Write Scaling Decision Tree
Is write throughput the bottleneck?
├─ Can writes be async? → Use queue (Kafka)
├─ Can writes be batched? → Batch + WAL
├─ Single DB maxed out?
│ ├─ < 5,000 wps → Optimize queries, add indexes
│ ├─ 5,000–50,000 wps → Connection pool, caching, async
│ └─ > 50,000 wps → Sharding or specialized DB
└─ Hot rows/tables? → See Handling Contention
Interview Questions
- How would you scale a system from 1,000 writes/sec to 100,000 writes/sec?
- What is a write-ahead log and why does it speed up writes?
- How do you choose a shard key, and what makes a bad one?
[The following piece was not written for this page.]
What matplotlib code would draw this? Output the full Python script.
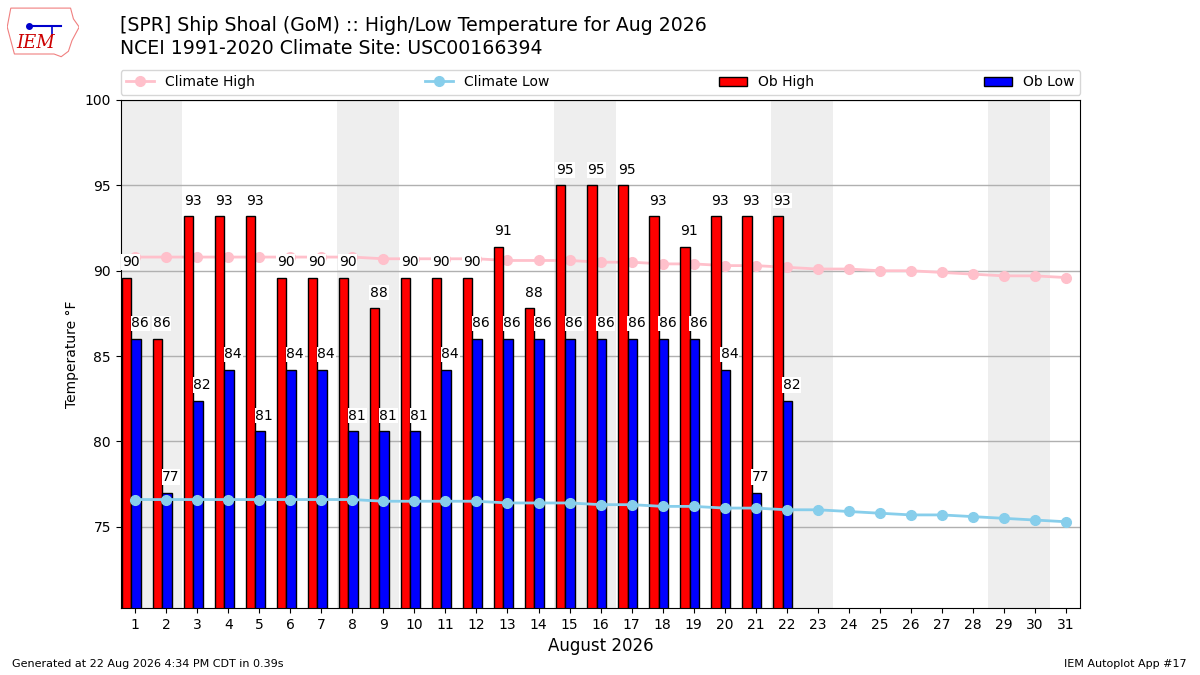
import numpy as np
import matplotlib
matplotlib.use("Agg")
import matplotlib.pyplot as plt
from matplotlib.patches import Polygon

# August 2026 daily data (deg F)
days = np.arange(1, 32)
obs_days = np.arange(1, 23)
ob_high = [89.6, 86.0, 93.2, 93.2, 93.2, 89.6, 89.6, 89.6, 87.8, 89.6, 89.6,
           89.6, 91.4, 87.8, 95.0, 95.0, 95.0, 93.2, 91.4, 93.2, 93.2, 93.2]
ob_low = [86.0, 77.0, 82.4, 84.2, 80.6, 84.2, 84.2, 80.6, 80.6, 80.6, 84.2,
          86.0, 86.0, 86.0, 86.0, 86.0, 86.0, 86.0, 86.0, 84.2, 77.0, 82.4]
climate_high = [90.8, 90.8, 90.8, 90.8, 90.8, 90.8, 90.8, 90.8, 90.7, 90.7, 90.7,
                90.7, 90.6, 90.6, 90.6, 90.5, 90.5, 90.4, 90.4, 90.3, 90.3, 90.2,
                90.1, 90.1, 90.0, 90.0, 89.9, 89.8, 89.7, 89.7, 89.6]
climate_low = [76.6, 76.6, 76.6, 76.6, 76.6, 76.6, 76.6, 76.6, 76.5, 76.5, 76.5,
               76.5, 76.4, 76.4, 76.4, 76.3, 76.3, 76.2, 76.2, 76.1, 76.1, 76.0,
               76.0, 75.9, 75.8, 75.7, 75.7, 75.6, 75.5, 75.4, 75.3]
weekend_starts = [1, 8, 15, 22, 29]  # Aug 1 2026 is a Saturday

fig = plt.figure(figsize=(12, 6.75), dpi=100)
ax = fig.add_axes([0.1006, 0.0993, 0.7997, 0.7526])

for d in weekend_starts:
    ax.axvspan(d - 0.5, d + 1.5, color="#eeeeee", zorder=0, lw=0)

ax.plot(days, climate_high, "o-", color="pink", lw=2, ms=7, zorder=1,
        label="Climate High")
ax.plot(days, climate_low, "o-", color="skyblue", lw=2, ms=7, zorder=3,
        label="Climate Low")

w = 0.3
hbars = ax.bar(obs_days - 0.43, ob_high, width=w, align="edge", color="red",
               edgecolor="black", lw=1, zorder=2, label="Ob High")
lbars = ax.bar(obs_days - 0.13, ob_low, width=w, align="edge", color="blue",
               edgecolor="black", lw=1, zorder=2, label="Ob Low")

for bars, vals in ((hbars, ob_high), (lbars, ob_low)):
    for b, v in zip(bars, vals):
        ax.text(b.get_x(), v + 0.5, f"{v:.0f}", ha="left", va="bottom",
                fontsize=10, zorder=4,
                bbox=dict(facecolor="white", edgecolor="none", pad=0.5))

ax.set_xlim(0.53, 31.47)
ax.set_ylim(70.25, 100)
ax.set_xticks(days)
ax.set_yticks([75, 80, 85, 90, 95, 100])
ax.set_axisbelow(True)
ax.grid(axis="y", color="#b0b0b0", lw=1)
ax.set_ylabel("Temperature \u00b0F", fontsize=10)
ax.set_xlabel("August 2026", fontsize=12)

ax.legend(bbox_to_anchor=(0.0, 1.01, 1.0, 0.05), loc="lower left",
          mode="expand", ncol=4, borderaxespad=0, fontsize=10)

fig.text(0.1, 0.977, "[SPR] Ship Shoal (GoM) :: High/Low Temperature for Aug 2026\n"
         "NCEI 1991-2020 Climate Site: USC00166394",
         fontsize=13.6, ha="left", va="top", linespacing=1.3)
fig.text(0.01, 0.016, "Generated at 22 Aug 2026 4:34 PM CDT in 0.39s",
         fontsize=8, ha="left", va="center")
fig.text(0.989, 0.016, "IEM Autoplot App #17", fontsize=8, ha="right",
         va="center")

# rough logo
lax = fig.add_axes([0.006, 0.912, 0.06, 0.08])
lax.set_xlim(0, 1)
lax.set_ylim(0, 1)
lax.axis("off")
outline = [(0.05, 0.95), (0.88, 0.95), (0.92, 0.75), (1.0, 0.6), (0.9, 0.35),
           (0.85, 0.15), (0.75, 0.05), (0.65, 0.1), (0.1, 0.1), (0.05, 0.35),
           (0.0, 0.6)]
lax.add_patch(Polygon(outline, closed=True, fill=False, ec="#f08080", lw=0.8))
lax.text(0.4, 0.3, "IEM", color="#cc0000", fontsize=13, family="DejaVu Serif",
         style="italic", ha="center", va="center")
lax.plot([0.3, 0.75], [0.62, 0.62], color="#0000cc", lw=1.5)
lax.plot([0.62, 0.62], [0.62, 0.45], color="#0000cc", lw=1.2)
lax.plot([0.3], [0.62], "o", color="#0000cc", ms=4)

fig.savefig("out.png", dpi=100)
- What is consistent hashing and why is it used for sharding?
- How do you handle cross-shard transactions?
- Why are append-only writes faster than in-place updates?
- How do you generate globally unique IDs without a centralized coordinator?
- What is backpressure and how do you implement it?